Basically you are dividing a very large number by a very small number, and the magnitude of the result is exceeding the maximum value that can be represented. This might be a problem with your math, or it might be that your inputs to the function are not reasonably scaled.
Your system reduces to
dv/dt = a = K - L*v
with K about 10 and L ranging between, at first glance 1e+5 to 1e+10. The actual coefficients used confirm that:
D=1.0000e-09 K= 9.787995 L=1.3843070e+08
D=3.2000e-08 K= 9.787995 L=4.2570244e+06
D=1.0240e-06 K= 9.787995 L=9.0146813e+04
The Euler step for the velocity is
v[j+1]=v[j]+(K-L*v[j])*dt =(1-L*dt)*v[j] + K*dt
For anything resembling the intended friction effect, i.e., the velocity falling to K/L one needs that abs(1-L*dt)<1, and if possible 0<1-L*dt<1, that is, dt < 1/L. Which means here that dt < 1e-10.

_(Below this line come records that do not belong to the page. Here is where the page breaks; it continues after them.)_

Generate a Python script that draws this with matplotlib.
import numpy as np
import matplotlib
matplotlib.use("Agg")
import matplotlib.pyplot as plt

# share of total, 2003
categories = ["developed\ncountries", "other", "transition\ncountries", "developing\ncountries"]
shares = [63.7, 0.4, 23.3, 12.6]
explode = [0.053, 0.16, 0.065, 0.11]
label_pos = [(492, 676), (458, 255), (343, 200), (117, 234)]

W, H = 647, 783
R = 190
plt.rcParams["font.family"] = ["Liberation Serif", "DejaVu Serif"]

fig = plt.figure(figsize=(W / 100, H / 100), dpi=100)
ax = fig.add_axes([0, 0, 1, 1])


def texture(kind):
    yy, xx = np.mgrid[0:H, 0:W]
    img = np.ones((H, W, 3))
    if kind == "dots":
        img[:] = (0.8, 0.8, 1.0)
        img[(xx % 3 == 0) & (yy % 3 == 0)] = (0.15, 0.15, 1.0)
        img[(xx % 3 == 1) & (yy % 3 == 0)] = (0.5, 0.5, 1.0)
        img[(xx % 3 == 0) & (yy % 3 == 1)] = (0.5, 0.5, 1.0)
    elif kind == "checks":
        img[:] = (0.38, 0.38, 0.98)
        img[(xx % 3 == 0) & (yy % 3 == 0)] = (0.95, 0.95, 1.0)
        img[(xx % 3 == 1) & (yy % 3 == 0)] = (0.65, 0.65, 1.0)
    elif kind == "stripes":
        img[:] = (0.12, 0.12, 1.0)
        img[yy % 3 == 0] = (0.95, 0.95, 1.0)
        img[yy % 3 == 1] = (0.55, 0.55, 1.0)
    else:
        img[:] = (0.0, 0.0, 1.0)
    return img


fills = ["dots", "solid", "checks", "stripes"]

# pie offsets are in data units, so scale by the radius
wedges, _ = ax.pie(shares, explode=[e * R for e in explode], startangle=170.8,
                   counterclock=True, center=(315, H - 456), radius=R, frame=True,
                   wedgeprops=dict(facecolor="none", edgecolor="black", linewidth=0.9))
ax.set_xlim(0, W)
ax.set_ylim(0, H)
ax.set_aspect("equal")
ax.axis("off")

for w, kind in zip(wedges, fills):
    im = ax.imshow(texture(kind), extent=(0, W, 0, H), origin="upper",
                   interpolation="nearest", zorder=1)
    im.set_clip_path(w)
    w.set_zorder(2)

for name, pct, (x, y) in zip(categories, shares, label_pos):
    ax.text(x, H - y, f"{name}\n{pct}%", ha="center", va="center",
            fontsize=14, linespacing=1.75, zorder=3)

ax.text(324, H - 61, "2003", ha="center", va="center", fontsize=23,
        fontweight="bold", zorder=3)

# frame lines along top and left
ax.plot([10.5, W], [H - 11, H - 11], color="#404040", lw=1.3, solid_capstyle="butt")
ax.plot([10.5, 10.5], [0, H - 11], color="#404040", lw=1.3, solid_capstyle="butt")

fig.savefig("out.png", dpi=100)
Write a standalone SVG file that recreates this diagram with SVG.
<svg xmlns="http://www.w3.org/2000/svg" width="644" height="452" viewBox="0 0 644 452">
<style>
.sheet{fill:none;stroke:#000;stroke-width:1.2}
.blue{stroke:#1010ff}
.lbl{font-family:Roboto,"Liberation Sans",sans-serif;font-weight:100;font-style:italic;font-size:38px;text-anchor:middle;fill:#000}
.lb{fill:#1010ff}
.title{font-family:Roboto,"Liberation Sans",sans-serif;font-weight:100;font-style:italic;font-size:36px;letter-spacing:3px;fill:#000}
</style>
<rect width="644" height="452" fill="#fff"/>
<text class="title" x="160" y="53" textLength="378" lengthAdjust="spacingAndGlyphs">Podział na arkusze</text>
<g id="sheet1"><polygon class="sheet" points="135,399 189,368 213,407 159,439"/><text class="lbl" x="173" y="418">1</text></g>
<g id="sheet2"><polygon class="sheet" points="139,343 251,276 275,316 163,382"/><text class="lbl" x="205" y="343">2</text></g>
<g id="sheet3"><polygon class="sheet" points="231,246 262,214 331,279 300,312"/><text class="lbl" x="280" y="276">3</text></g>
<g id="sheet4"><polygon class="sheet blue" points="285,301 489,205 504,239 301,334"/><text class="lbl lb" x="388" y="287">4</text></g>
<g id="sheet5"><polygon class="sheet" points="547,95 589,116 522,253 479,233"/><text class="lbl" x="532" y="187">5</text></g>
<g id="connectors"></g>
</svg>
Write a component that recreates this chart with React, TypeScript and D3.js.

To be able to use larger time steps you need to use methods for stiff differential equations, which means implicit methods. The most simple ones are the implicit Euler method, the midpoint method and the trapezoidal method.
Because of the linearity, the midpoint and trapezoidal method amount to the same formula
v[j+1] = v[j] + dt * ( K - L*(v[j]+v[j+1])/2 )
or
v[j+1] = ( (1-L*dt/2)*v[j] + K*dt ) / (1+L*dt/2)
Of course, the most simple method is to just exactly integrate the ODE
(-L*v')/(K-L*v)=-L => K-L*v(t)=C*exp(-L*t), C=K-L*v(0)
v(t)=K/L + exp(-L*t)*(v(0)-K/L)
which integrates to
x(t)=x(0)+K/L*t+(1-exp(-L*t))/L*(v(0)-K/L).
Alternatively it is possible that you made an error in transcribing the physical laws into formulas so that the magnitudes of the constants are all wrong.